>> BEGIN RECORDS

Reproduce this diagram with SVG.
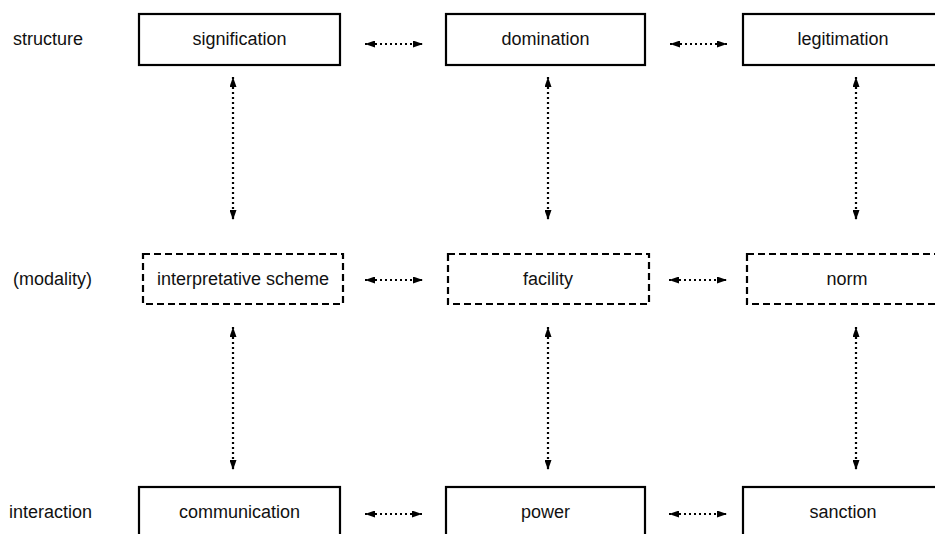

>> END RECORDS
>> BEGIN RECORDS

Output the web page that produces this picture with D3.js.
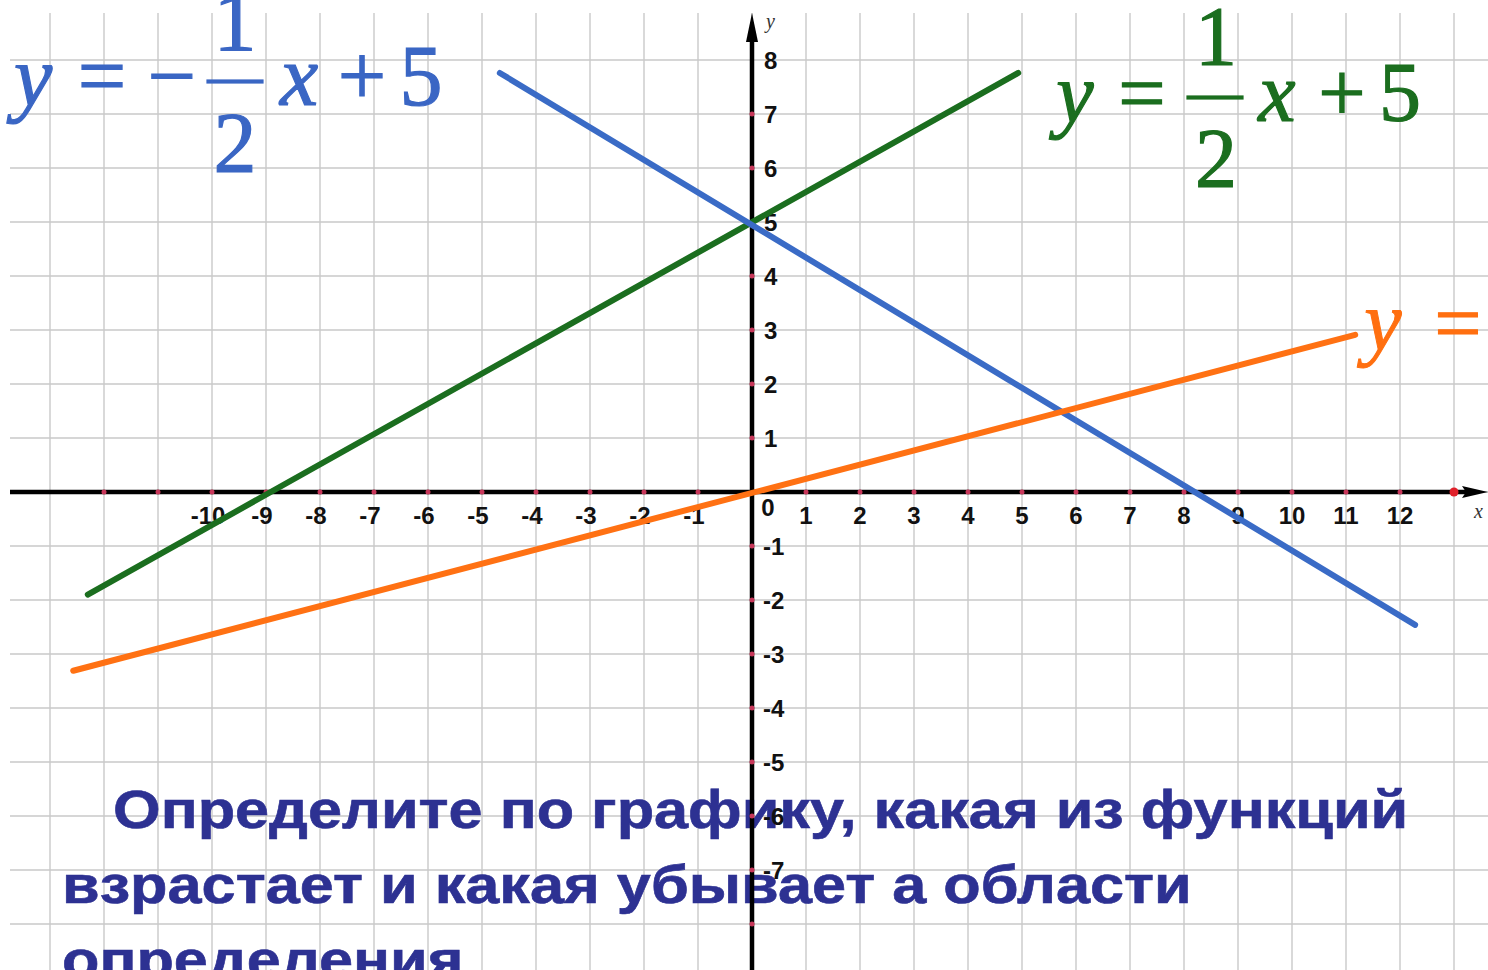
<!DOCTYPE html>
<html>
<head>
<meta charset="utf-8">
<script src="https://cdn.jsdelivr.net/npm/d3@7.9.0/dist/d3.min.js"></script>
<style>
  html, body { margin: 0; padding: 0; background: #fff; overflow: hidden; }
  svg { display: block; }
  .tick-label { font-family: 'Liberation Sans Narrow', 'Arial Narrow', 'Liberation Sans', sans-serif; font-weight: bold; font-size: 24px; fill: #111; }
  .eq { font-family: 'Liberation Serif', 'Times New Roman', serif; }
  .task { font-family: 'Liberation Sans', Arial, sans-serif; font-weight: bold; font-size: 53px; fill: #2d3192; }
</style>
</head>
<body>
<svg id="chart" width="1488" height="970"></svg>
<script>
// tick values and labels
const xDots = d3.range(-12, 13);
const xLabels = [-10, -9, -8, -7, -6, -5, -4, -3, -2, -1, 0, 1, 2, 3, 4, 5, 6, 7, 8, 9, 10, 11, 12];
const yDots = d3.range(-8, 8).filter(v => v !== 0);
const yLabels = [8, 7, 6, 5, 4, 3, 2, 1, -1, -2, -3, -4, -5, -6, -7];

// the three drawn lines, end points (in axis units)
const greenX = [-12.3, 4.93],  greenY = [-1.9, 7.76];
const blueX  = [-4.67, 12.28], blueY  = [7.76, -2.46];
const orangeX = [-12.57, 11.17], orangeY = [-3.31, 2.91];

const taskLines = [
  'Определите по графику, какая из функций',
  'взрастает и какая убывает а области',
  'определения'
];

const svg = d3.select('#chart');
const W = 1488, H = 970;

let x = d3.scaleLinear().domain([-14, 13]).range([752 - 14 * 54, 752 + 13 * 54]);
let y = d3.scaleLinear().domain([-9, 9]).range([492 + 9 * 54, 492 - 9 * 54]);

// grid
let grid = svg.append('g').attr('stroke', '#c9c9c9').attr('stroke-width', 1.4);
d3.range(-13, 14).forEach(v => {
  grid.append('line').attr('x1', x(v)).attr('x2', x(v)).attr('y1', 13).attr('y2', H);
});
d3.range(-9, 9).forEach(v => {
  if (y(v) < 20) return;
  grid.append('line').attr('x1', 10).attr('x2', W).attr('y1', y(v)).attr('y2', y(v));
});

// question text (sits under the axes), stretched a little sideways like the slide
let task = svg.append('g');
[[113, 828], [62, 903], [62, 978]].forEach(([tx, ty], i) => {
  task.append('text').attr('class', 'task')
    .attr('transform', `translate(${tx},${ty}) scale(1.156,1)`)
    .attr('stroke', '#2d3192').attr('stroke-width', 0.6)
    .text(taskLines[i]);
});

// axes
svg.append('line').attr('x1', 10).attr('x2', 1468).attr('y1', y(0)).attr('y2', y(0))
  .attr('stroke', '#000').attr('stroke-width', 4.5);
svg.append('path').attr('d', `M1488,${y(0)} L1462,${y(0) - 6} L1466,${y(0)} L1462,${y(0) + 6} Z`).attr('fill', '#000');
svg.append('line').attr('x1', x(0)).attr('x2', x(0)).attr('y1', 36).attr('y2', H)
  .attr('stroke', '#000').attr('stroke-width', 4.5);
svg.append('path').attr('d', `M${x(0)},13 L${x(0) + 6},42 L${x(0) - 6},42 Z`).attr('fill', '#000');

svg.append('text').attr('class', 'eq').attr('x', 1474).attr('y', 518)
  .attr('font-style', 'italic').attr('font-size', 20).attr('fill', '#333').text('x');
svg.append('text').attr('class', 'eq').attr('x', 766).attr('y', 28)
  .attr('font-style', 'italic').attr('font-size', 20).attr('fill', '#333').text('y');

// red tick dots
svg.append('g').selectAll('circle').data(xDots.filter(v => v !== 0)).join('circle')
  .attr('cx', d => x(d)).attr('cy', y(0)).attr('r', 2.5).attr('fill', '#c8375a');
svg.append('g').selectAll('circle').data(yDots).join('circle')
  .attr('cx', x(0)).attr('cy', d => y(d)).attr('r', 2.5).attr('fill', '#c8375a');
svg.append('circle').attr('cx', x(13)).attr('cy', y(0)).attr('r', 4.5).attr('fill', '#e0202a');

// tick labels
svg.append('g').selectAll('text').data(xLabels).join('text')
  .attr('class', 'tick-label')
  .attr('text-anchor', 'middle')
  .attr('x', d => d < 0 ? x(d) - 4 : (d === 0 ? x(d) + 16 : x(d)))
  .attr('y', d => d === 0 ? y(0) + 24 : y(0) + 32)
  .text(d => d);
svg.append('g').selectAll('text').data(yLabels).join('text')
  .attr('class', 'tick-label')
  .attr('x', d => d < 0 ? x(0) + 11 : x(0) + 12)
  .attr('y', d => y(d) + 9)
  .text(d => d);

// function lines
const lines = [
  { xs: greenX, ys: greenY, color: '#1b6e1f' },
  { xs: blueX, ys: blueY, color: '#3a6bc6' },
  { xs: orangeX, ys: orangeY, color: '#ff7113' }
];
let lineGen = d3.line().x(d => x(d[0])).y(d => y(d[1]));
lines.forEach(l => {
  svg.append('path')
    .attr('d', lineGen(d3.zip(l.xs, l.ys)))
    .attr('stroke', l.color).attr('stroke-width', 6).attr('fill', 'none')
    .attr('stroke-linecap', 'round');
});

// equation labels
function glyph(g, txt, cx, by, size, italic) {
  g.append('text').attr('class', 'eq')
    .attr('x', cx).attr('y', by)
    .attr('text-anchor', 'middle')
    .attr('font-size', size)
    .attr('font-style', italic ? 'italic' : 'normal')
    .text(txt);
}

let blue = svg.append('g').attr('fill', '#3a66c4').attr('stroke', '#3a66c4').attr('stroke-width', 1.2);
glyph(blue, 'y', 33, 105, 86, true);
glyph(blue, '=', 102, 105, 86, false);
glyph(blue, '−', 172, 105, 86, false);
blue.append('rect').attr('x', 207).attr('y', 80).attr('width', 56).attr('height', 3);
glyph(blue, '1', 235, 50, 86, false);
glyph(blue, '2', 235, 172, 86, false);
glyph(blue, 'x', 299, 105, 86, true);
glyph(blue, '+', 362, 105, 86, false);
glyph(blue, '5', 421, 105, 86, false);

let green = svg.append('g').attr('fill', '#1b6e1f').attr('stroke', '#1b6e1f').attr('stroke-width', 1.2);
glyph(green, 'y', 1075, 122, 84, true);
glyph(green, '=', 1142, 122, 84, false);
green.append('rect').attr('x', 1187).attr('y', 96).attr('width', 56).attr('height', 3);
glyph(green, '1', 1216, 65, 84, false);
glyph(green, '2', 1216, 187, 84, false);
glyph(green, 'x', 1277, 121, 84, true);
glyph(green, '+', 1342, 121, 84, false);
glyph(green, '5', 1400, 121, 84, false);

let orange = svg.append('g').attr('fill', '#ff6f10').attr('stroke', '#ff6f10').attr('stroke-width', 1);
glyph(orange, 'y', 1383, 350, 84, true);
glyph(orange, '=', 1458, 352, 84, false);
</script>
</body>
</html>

>> END RECORDS
>> BEGIN RECORDS

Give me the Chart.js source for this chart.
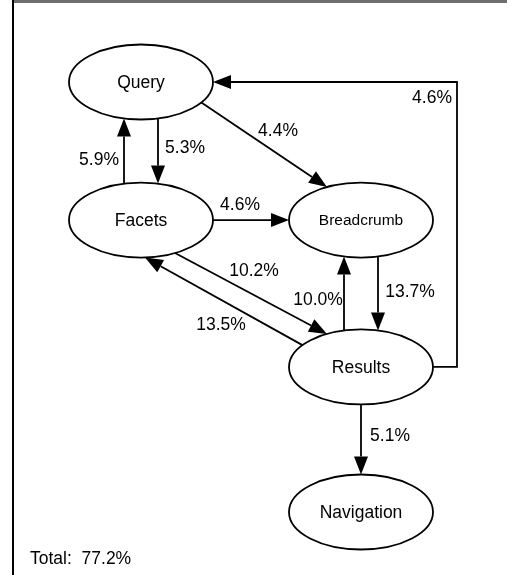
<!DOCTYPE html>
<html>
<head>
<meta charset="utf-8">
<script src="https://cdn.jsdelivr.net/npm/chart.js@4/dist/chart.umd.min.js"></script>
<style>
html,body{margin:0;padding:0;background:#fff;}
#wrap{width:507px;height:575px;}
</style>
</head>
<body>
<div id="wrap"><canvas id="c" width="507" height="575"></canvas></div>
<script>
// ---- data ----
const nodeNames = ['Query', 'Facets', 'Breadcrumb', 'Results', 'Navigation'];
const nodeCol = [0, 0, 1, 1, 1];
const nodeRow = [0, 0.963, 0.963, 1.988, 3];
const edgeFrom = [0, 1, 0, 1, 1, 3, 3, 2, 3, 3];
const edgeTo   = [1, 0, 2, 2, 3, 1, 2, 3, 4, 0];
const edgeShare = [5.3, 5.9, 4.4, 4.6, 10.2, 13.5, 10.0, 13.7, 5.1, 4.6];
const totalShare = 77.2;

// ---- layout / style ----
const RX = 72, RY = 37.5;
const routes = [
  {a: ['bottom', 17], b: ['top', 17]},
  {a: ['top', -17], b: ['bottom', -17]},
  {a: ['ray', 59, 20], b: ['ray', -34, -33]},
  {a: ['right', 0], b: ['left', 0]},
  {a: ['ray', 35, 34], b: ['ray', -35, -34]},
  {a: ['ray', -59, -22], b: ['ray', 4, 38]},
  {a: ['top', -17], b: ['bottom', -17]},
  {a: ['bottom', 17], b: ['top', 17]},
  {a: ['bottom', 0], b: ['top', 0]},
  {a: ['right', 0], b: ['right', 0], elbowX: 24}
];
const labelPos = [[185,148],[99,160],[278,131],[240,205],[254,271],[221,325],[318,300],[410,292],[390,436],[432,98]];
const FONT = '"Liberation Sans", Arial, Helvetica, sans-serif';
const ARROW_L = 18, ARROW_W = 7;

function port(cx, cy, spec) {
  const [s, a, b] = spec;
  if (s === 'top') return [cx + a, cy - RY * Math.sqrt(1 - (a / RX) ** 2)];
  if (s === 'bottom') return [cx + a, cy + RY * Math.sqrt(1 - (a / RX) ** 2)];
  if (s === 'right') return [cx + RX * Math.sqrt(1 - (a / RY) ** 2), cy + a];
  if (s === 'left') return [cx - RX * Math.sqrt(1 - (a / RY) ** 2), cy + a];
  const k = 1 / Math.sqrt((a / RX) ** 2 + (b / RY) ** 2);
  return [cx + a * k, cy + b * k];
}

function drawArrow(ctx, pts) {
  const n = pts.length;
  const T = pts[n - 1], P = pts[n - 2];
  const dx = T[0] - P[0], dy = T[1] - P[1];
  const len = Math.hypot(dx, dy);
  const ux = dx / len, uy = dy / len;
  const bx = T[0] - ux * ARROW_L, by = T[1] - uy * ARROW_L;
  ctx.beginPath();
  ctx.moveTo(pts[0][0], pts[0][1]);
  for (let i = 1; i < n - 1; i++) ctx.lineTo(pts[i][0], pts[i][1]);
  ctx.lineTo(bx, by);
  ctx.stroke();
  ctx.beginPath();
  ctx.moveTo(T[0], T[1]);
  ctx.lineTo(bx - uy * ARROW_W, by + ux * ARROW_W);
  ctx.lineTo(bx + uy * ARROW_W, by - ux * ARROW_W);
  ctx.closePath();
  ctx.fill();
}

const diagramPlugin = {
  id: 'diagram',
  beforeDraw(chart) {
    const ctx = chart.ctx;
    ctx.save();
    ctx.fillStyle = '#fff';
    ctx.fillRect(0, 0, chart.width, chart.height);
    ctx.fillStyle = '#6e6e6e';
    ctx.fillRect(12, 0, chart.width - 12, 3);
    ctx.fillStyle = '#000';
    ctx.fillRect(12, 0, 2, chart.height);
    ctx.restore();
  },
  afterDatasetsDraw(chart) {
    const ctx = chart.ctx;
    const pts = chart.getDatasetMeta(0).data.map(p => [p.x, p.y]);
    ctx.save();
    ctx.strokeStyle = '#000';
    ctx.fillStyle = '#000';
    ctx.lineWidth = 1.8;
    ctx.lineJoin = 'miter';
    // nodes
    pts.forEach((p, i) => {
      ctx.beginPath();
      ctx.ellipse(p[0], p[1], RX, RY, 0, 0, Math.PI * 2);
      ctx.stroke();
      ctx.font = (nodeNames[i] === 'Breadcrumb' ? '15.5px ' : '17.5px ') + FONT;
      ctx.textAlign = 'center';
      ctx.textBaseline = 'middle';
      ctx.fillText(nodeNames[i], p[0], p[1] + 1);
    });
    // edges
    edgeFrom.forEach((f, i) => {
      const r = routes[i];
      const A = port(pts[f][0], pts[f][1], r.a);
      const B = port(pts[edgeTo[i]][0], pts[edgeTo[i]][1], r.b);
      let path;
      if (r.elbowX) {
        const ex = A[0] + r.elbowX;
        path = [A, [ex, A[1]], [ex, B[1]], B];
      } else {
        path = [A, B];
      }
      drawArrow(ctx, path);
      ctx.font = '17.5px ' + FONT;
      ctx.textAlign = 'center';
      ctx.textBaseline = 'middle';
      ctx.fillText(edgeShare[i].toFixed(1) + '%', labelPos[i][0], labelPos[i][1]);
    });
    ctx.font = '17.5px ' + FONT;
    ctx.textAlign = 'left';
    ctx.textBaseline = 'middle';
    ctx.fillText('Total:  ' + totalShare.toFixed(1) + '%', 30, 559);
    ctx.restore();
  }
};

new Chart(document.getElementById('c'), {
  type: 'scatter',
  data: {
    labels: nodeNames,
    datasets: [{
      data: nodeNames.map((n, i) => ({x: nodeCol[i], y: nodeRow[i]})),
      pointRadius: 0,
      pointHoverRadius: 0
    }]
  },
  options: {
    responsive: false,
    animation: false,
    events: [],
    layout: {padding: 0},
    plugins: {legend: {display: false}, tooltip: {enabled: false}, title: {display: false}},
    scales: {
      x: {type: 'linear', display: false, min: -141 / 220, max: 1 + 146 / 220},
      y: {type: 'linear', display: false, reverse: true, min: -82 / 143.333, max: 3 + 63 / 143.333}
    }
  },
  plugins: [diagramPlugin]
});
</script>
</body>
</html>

>> END RECORDS

TASK TO COMPLETE:
Copy down every line of the entries containing the word "with".

RESPONSE:
Reproduce this diagram with SVG.
Output the web page that produces this picture with D3.js.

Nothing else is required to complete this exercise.